Ride and Handling: One of the key areas of improvement for the new Corolla is its revised suspension, leading to greater straight-line comfort. Across a variety of differing, less than ideal, road surfaces, we found the Corolla’s ride quality top-notch.
Steering is low effort, and while the body can roll about in corners and turn to early understeer if pushed, the set-up works well for its intended purpose of fuss-free motoring.
Braking: Four wheel disc-brakes - with vented front rotors - provide braking power, and the soft-ish initial grab delivers well mannered stop-go driving behaviour.
After a few hard stops we were satisfied with the Corolla’s consistent performance.
ANCAP rating: 5-Stars - this model scored 34.88 out of 37 possible points.
Safety features: A reversing camera. stability control, ABS, EBD, brake assist and traction control are standard across the range, along with seven airbags (dual front, front side, full-length curtain and driver’s knee) and pretensioning front seatbelts.
WARRANTY AND SERVICING
Warranty: Three years/100,000km
Service costs: Toyota’s capped price service program covers six standard services, each priced at $140 including labour, fluids, and parts.
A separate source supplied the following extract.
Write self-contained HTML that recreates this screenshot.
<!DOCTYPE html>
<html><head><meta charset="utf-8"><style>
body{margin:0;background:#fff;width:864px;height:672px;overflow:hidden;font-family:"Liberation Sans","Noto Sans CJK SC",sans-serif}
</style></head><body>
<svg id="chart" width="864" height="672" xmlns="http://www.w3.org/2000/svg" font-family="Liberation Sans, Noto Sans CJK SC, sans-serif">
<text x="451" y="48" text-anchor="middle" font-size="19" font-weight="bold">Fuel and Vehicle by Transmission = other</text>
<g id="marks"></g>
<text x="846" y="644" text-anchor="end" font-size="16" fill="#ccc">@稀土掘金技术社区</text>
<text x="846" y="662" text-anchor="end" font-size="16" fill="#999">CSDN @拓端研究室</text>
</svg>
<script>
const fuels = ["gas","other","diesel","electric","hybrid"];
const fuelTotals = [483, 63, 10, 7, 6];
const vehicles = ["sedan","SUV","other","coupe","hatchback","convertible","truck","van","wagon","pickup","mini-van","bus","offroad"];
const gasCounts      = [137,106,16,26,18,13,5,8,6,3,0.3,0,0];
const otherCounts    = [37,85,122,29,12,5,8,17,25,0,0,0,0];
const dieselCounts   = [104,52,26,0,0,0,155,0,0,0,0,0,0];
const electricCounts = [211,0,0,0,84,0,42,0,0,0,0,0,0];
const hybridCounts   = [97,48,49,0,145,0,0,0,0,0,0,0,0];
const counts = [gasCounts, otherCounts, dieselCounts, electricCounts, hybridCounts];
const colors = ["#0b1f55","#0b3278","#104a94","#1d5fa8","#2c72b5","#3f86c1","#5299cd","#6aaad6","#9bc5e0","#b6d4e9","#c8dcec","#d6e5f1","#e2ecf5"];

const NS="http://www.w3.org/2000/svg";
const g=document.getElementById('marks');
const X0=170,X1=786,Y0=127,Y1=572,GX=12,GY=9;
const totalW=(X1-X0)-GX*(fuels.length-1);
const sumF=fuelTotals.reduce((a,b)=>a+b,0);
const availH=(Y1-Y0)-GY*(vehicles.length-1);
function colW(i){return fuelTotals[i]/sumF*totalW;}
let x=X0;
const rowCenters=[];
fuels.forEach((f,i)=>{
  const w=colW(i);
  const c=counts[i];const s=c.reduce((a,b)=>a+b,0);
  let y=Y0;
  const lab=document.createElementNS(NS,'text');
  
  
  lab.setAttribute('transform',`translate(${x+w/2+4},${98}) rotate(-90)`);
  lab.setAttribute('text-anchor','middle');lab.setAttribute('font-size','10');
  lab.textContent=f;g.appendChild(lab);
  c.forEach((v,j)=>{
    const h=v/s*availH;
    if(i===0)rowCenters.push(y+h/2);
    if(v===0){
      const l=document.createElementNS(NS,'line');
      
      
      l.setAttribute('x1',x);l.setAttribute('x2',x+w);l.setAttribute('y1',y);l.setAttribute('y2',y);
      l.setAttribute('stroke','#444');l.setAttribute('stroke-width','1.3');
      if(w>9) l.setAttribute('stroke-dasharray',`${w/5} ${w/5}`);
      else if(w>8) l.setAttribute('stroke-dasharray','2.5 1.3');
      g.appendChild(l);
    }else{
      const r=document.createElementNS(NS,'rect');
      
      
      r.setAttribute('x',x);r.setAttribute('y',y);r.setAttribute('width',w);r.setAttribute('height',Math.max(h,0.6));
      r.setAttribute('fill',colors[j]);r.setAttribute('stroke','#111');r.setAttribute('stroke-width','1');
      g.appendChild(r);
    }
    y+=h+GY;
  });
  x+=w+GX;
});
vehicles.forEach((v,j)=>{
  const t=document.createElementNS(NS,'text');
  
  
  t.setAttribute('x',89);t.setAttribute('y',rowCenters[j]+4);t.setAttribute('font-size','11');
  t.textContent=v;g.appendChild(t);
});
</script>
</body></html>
Service intervals are every six months or 10,000km.
HOW IT COMPARES | VALUE FOR MONEY
Mazda3 Neo ($22,490) - The biggest threat to Toyota’s small car sales success comes from the Mazda3, which offers sweet driving dynamics, and frugal fuel costs.
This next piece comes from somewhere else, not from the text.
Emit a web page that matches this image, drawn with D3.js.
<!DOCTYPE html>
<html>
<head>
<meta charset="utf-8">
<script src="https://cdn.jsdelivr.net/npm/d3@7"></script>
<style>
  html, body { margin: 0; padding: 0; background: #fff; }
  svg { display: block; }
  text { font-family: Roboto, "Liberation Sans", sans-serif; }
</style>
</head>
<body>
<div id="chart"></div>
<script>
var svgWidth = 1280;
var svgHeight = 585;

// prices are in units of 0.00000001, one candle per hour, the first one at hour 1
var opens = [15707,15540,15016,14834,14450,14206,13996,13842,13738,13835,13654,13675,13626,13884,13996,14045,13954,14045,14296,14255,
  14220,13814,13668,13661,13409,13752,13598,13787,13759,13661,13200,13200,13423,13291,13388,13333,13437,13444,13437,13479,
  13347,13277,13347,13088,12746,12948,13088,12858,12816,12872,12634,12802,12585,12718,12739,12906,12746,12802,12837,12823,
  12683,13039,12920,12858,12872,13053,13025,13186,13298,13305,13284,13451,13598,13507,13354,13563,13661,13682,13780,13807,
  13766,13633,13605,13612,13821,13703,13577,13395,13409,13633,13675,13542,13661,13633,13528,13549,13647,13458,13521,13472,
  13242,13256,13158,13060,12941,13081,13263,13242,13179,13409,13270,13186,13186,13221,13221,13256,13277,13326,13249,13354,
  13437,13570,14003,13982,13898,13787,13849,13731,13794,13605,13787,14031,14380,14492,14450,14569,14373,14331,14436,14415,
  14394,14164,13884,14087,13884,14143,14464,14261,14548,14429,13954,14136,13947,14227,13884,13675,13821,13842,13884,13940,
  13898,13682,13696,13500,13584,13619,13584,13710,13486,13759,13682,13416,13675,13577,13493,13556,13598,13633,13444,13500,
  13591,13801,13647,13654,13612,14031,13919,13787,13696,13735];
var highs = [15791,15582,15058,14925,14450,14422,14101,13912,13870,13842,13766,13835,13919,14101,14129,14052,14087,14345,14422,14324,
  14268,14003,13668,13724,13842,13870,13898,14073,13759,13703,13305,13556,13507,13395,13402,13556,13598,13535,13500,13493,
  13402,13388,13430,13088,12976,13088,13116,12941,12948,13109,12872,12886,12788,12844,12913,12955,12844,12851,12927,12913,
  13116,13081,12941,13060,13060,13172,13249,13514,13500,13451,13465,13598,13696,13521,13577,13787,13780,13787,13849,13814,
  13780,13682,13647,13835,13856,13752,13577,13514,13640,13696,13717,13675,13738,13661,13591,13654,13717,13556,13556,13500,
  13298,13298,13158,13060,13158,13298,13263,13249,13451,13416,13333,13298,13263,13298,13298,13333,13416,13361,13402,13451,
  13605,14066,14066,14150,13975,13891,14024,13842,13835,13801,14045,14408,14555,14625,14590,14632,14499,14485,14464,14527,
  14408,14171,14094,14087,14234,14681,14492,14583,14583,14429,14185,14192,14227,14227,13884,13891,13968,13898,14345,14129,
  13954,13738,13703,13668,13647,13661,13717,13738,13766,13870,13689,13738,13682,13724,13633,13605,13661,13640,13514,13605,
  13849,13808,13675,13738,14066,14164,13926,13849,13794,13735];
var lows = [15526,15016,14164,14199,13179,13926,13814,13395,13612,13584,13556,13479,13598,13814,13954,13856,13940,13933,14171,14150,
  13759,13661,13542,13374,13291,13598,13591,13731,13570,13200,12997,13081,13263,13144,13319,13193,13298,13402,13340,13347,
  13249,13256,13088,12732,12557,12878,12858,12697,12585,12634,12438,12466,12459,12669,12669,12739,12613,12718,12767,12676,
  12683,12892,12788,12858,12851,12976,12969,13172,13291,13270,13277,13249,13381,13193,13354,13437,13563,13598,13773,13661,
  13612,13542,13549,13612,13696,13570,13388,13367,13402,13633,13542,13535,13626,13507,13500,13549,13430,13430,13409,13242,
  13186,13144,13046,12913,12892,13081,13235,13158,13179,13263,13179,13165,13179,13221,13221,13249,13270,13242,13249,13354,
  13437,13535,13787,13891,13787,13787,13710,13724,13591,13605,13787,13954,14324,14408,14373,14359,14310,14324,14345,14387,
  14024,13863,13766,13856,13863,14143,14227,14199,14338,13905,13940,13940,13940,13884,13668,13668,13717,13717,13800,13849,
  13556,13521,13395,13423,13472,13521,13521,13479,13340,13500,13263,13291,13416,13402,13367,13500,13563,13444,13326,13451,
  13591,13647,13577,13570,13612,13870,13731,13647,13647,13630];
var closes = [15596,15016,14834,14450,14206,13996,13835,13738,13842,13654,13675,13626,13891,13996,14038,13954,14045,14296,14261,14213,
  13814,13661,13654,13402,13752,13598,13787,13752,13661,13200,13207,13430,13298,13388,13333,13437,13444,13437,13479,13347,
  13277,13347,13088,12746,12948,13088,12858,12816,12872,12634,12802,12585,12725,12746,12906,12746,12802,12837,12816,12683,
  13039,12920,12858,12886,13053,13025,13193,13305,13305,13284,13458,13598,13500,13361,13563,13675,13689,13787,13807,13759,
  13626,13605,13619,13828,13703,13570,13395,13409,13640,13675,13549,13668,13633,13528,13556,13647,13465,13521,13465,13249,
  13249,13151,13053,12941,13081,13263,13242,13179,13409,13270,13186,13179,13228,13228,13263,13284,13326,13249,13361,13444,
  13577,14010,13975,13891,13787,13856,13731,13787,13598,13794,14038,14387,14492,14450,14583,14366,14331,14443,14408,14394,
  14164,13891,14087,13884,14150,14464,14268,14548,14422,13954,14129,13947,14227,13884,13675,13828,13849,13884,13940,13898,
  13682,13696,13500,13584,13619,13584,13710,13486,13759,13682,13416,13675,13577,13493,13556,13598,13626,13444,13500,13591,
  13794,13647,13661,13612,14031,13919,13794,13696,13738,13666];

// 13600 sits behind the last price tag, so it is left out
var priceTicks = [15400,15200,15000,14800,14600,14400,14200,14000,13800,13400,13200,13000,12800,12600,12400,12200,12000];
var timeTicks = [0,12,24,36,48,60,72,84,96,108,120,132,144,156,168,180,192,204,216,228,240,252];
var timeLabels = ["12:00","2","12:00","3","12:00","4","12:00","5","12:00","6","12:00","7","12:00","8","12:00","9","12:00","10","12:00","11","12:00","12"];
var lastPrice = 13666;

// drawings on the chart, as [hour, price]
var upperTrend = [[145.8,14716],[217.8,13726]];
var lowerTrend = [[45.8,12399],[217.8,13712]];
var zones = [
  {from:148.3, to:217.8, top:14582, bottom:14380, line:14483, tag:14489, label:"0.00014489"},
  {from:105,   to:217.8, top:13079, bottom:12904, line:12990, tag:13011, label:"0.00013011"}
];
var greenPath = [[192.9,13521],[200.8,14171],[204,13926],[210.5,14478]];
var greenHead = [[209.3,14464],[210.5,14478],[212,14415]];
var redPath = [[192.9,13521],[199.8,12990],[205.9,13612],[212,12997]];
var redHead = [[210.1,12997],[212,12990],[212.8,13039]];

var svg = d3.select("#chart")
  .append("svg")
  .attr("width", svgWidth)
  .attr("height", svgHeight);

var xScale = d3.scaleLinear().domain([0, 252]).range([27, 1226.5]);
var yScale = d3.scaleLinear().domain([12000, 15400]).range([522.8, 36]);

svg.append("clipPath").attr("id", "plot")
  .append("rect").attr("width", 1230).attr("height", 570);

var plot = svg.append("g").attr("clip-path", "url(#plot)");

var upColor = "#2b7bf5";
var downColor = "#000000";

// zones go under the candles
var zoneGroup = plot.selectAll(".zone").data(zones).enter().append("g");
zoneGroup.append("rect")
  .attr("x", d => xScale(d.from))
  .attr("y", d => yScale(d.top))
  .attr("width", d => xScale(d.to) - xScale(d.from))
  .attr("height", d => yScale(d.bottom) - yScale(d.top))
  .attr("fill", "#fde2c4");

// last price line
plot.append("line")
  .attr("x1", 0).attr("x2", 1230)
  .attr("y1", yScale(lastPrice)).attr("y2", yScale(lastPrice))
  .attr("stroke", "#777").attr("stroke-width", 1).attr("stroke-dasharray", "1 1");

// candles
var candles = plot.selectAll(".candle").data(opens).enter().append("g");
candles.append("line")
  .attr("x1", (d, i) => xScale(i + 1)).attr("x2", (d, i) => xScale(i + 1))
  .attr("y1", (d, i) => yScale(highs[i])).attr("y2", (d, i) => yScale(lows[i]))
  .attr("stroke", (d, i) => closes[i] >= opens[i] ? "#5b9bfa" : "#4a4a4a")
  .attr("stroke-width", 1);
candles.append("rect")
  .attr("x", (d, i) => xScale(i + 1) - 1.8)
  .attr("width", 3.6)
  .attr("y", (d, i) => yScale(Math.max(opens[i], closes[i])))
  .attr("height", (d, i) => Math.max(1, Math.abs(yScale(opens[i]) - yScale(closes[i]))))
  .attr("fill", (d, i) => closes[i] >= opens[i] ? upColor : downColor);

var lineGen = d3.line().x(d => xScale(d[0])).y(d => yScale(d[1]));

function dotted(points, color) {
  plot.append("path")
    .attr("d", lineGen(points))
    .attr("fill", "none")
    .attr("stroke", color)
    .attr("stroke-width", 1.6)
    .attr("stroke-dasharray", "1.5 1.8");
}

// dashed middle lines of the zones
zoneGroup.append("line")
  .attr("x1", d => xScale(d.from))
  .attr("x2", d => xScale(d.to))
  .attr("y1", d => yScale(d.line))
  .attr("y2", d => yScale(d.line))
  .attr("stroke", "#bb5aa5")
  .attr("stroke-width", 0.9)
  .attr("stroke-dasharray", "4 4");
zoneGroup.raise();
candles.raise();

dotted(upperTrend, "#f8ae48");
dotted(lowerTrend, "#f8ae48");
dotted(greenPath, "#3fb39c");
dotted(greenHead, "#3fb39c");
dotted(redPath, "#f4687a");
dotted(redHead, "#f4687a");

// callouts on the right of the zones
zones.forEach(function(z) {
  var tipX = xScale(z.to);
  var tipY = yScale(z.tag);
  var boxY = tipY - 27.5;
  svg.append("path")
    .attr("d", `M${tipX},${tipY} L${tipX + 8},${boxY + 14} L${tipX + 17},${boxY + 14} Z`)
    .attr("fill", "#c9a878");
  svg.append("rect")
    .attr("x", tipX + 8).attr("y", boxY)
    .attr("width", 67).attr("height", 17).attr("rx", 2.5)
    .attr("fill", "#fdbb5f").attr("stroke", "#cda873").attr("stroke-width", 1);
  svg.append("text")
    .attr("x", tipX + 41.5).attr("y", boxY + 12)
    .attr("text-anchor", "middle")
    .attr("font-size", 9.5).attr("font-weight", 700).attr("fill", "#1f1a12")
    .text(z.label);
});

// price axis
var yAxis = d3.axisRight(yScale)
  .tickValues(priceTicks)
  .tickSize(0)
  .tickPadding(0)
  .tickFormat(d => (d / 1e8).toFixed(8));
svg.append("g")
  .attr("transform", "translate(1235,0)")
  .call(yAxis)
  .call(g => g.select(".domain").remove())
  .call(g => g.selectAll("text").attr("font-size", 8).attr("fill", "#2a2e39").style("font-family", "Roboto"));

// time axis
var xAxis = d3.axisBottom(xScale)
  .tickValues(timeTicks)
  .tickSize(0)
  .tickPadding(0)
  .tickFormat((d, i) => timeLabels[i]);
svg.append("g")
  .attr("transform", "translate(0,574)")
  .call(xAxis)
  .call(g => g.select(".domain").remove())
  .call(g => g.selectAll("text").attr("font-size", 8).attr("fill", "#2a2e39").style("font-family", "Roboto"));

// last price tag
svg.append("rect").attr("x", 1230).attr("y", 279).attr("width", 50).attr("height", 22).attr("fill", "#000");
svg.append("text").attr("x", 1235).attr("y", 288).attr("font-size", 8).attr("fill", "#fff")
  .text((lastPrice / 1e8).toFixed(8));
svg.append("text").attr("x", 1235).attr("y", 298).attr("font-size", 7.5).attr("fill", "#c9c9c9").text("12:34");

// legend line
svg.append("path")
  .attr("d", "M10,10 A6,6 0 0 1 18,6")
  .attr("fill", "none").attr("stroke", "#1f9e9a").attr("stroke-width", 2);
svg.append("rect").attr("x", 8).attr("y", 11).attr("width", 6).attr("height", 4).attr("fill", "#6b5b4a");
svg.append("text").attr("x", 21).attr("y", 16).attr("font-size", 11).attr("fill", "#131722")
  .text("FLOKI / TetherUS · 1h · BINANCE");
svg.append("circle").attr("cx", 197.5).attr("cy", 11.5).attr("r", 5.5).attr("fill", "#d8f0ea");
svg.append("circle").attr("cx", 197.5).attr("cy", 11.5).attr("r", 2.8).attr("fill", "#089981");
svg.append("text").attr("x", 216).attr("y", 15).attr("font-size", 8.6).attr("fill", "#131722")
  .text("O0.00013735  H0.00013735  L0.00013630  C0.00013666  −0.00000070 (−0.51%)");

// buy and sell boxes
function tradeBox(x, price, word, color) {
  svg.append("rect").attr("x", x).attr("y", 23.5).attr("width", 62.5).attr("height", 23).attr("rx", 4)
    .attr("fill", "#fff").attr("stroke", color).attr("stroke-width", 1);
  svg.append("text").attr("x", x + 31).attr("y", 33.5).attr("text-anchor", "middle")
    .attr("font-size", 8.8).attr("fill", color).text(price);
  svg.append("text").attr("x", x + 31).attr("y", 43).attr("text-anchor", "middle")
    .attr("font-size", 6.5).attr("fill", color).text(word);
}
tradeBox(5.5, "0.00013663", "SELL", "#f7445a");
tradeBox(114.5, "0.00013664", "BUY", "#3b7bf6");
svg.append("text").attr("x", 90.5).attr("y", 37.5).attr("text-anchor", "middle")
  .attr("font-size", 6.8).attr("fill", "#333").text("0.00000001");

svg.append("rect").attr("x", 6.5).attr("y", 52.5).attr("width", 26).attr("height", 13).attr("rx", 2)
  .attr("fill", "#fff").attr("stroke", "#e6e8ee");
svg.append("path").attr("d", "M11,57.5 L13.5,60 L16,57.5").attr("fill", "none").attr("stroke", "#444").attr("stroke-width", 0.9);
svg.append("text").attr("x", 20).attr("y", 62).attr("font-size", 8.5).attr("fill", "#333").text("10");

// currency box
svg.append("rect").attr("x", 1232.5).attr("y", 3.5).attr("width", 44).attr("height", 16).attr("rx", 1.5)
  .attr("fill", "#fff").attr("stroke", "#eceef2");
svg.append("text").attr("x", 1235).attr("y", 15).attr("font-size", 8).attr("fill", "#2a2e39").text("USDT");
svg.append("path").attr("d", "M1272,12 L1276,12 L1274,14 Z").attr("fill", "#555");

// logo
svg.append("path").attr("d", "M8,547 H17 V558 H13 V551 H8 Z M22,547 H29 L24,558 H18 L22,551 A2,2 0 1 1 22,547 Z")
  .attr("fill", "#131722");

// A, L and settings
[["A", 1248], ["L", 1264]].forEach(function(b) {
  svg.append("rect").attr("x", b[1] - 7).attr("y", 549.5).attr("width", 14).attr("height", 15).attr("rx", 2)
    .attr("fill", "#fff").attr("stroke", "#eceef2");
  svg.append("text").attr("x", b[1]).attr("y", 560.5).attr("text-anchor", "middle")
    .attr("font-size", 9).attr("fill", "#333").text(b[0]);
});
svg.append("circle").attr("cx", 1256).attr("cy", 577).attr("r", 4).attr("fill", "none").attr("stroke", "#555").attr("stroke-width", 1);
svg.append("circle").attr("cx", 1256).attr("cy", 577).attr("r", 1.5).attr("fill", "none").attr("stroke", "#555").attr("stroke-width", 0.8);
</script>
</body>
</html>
The base model Maxx misses out on a touchscreen and reversing camera, but does score a bigger boot than Corolla, as well as extra power and torque. (see Mazda3 reviews)
Volkswagen Golf 92TSI ($24,990) - As a basic package the Golf 92TSI isn’t as basic as it once was, and even includes fatigue detection as a nifty safety bonus. A reverse camera a 6.5-inch touchscreen are also standard.
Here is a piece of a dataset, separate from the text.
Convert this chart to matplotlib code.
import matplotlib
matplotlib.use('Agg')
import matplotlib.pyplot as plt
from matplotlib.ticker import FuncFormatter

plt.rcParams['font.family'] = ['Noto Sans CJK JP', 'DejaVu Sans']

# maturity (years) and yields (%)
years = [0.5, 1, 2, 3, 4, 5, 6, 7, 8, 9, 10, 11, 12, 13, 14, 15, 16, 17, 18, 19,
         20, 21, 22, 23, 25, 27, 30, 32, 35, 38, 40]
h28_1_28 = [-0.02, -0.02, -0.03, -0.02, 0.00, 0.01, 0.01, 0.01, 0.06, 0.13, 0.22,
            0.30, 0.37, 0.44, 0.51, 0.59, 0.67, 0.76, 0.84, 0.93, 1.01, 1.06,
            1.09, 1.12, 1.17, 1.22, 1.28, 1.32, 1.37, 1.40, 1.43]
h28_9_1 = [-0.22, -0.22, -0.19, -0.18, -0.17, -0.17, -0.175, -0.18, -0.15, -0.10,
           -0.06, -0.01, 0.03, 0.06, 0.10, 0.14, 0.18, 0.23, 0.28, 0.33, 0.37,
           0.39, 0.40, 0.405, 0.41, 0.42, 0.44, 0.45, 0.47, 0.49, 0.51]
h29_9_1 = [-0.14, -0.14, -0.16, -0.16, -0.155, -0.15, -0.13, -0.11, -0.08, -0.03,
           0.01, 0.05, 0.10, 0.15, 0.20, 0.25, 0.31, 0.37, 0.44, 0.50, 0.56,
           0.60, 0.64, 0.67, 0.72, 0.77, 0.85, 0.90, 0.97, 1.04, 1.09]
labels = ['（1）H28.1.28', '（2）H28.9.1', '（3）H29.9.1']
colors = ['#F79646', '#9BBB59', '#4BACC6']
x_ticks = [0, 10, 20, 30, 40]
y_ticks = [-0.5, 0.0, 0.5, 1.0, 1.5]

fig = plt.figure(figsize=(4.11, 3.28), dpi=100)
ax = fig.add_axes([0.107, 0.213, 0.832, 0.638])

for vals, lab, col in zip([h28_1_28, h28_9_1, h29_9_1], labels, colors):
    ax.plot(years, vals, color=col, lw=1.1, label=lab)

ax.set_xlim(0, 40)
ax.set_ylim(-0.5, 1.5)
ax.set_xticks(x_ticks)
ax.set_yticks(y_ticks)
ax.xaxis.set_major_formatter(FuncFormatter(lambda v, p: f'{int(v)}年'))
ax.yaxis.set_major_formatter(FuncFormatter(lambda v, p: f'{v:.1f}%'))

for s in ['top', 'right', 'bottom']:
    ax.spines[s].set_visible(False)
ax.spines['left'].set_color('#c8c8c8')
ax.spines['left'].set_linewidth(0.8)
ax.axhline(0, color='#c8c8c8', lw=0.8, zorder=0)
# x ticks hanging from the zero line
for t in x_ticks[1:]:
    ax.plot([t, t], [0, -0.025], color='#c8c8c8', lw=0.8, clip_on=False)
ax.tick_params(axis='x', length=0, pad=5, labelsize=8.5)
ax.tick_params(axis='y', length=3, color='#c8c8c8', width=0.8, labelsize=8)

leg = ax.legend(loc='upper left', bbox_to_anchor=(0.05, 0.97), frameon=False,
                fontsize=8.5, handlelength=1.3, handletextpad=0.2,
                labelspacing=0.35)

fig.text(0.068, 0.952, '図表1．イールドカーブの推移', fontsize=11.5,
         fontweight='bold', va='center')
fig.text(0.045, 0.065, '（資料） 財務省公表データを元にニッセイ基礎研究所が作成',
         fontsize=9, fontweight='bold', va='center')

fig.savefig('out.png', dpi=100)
With a turbocharged 1.4 doing the heavy-lifting, power is less than the Corolla, but the extra torque and swift-shifting seven-speed dual-clutch automatic transmission help make up for it. The end result is quite a polished small car. (see Golf reviews)
Hyundai i30 Active ($23,290) - An update earlier this year saw the i30 pick up sharper styling as well as some handy extra equipment, including a 5.0-inch touchscreen and a reversing camera.
One thing that has disappeared of the spec sheet is a CD player. Otherwise the i30 Active continues on with a 1.8 litre engine that is almost line-ball with Toyota’s, and is mated to a six-speed automatic transmission. (see i30 reviews)
Note: all prices are Manufacturer’s List Price and do not include dealer delivery or on-road costs.
TMR VERDICT | OVERALL
It seems like an odd thing to say, but the thing that makes a Corolla so good is the fact that is isn’t really great. At its simplest, it's one of the safest bets you can make.
It isn’t fancy, it certainly isn’t exotic, and because of that it’s a hard worker, built to survive, offering decent comfort and predictable on-road manners.
As a base model the Ascent offers a few nice touches, and seven-airbag safety with a reverse camera is always good to see in any class of car.
A Corolla doesn’t need to be the best to make it onto the shopping list of first-car buyers. And it doesn’t require a list of fancy tech to be the first choice amongst downsizing retirees.
This newest Corolla won’t turn the motoring world on its head - nor should it. It simply needs to be a Corolla, with all the assets that trusted badge entails - and that's enough.